> **THE REQUEST**:
Reproduce every line in the listing that contains the word "drawn".

> **SOURCE MATERIAL**:
= = = = =

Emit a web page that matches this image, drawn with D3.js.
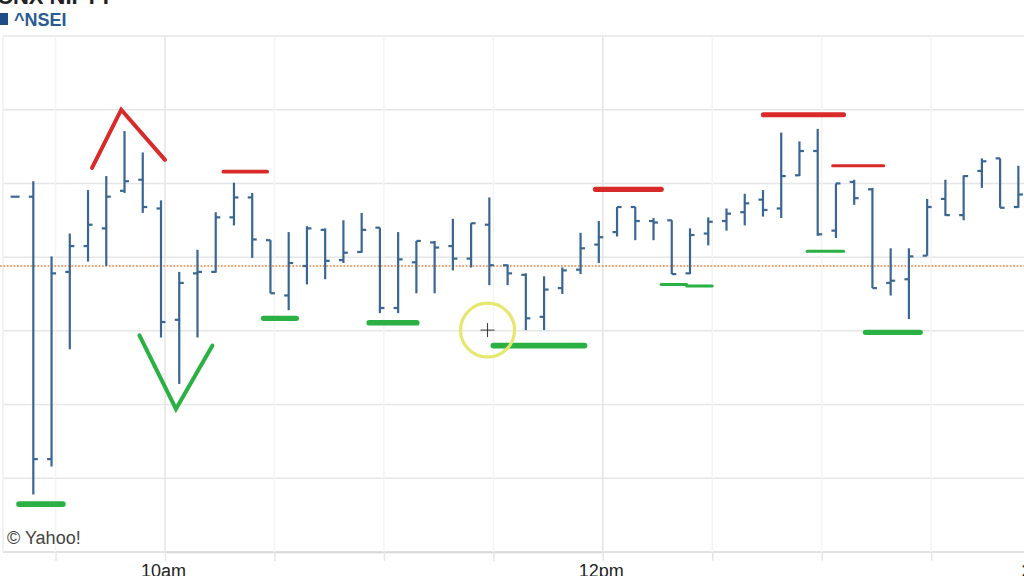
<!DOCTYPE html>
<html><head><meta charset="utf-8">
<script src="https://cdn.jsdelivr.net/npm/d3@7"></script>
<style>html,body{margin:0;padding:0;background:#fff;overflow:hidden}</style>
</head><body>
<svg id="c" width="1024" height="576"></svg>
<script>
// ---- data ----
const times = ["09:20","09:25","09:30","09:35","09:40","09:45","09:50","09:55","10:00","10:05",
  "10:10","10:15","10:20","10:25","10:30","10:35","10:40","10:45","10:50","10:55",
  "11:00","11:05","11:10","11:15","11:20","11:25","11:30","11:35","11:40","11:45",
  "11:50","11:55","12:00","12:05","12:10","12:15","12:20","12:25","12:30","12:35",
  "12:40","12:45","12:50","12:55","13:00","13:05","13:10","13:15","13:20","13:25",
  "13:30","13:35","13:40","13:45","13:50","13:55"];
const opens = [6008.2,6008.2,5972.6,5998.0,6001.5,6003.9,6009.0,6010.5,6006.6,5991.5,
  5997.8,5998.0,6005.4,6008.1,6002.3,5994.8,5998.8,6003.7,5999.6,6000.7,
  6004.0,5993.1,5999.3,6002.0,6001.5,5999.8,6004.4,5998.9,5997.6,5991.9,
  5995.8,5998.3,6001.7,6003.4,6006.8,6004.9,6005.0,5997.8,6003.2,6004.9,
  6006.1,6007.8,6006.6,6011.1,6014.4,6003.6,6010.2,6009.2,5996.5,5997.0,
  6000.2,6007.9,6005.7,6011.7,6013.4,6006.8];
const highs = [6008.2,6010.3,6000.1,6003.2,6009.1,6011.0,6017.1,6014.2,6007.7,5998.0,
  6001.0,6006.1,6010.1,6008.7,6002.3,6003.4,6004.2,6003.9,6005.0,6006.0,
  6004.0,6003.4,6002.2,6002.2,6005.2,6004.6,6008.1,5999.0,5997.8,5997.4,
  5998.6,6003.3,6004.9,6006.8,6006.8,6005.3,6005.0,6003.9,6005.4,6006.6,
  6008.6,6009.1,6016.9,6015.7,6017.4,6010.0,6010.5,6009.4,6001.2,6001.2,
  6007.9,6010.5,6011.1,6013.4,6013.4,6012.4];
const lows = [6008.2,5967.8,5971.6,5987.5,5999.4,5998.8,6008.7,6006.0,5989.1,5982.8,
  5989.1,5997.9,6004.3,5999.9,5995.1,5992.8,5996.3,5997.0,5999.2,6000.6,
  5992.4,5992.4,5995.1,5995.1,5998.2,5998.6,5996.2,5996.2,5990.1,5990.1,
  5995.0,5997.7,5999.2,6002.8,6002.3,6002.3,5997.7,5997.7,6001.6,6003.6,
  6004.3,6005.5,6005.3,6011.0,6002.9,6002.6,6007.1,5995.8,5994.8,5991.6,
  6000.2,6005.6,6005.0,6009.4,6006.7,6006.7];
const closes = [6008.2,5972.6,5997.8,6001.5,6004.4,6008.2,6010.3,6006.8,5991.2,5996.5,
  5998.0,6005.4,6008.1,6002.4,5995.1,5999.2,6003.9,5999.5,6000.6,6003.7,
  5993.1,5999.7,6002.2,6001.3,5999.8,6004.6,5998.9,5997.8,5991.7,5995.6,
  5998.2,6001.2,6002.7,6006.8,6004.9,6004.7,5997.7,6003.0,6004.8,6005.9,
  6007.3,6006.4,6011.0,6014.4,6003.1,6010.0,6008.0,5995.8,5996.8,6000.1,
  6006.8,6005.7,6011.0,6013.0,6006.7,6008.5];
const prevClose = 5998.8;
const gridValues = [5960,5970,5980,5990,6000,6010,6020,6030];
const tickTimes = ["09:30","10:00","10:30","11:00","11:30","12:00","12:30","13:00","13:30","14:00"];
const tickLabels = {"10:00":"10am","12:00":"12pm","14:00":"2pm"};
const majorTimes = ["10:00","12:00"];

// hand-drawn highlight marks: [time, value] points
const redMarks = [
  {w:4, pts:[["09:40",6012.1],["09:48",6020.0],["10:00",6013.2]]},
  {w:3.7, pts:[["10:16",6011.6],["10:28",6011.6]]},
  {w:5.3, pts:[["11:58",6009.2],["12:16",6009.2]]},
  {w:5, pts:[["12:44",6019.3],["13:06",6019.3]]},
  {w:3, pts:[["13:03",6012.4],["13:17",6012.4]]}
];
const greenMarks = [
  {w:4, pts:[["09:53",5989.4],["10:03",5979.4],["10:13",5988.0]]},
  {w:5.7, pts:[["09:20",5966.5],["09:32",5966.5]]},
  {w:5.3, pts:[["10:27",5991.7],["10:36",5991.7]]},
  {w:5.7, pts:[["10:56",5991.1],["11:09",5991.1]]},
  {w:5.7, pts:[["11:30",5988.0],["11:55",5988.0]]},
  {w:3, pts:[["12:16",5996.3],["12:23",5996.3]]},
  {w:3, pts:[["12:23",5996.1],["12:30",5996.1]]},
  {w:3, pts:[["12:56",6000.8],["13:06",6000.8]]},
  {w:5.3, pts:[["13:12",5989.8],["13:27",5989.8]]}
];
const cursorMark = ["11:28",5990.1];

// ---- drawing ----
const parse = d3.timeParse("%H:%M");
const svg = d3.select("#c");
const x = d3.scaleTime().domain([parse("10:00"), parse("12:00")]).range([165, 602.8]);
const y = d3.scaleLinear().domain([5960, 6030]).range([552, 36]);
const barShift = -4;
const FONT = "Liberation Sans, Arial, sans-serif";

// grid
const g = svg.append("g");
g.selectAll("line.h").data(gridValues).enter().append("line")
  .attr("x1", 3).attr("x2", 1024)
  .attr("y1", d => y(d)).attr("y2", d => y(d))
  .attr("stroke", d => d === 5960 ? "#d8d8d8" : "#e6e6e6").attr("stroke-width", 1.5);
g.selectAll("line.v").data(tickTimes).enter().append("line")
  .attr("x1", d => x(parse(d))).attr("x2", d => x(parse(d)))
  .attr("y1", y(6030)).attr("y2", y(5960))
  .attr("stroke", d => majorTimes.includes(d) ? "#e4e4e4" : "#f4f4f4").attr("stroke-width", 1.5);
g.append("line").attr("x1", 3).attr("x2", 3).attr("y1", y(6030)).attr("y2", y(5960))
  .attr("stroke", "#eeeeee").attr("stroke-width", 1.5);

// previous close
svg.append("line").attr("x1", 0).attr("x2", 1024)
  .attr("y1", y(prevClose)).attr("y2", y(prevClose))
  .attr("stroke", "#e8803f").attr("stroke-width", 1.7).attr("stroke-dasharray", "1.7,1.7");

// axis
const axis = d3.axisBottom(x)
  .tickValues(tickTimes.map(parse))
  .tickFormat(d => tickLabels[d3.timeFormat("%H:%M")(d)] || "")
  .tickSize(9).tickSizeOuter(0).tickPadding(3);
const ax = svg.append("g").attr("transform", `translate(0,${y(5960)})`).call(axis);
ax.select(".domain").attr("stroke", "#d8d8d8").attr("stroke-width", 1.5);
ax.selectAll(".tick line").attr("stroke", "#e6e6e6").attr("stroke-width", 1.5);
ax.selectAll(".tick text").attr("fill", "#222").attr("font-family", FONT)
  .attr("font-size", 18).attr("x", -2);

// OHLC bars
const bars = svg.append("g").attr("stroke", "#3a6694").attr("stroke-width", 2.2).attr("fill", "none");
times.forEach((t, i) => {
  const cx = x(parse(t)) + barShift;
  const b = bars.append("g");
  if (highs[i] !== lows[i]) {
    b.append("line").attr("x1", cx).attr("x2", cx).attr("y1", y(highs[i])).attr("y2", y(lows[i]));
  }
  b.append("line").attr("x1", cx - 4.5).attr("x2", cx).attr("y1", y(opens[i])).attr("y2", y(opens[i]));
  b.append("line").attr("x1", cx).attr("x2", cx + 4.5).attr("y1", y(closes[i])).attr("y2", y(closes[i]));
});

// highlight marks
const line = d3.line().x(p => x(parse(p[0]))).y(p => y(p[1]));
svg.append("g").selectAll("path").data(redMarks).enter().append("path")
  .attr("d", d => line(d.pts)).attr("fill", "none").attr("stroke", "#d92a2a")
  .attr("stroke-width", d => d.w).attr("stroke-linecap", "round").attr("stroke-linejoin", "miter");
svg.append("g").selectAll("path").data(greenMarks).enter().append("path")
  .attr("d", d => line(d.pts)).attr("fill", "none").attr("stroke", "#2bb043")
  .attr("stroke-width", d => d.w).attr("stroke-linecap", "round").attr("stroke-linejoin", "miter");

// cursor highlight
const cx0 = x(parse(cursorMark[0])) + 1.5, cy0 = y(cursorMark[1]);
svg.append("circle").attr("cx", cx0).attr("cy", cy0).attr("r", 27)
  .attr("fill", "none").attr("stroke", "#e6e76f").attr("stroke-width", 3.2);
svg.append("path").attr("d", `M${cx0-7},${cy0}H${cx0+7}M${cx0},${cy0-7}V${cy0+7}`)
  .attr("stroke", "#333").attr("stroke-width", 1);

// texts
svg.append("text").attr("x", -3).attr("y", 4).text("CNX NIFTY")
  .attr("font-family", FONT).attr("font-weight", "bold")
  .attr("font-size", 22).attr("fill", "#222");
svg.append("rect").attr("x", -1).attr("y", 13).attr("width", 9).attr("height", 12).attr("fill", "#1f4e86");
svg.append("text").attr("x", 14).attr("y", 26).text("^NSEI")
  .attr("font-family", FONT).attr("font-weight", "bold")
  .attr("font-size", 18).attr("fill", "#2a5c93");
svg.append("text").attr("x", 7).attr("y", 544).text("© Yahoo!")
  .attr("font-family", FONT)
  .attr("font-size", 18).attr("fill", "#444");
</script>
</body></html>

= = = = =

> **RESULT OF THIS TASK**:
Emit a web page that matches this image, drawn with D3.js.
// hand-drawn highlight marks: [time, value] points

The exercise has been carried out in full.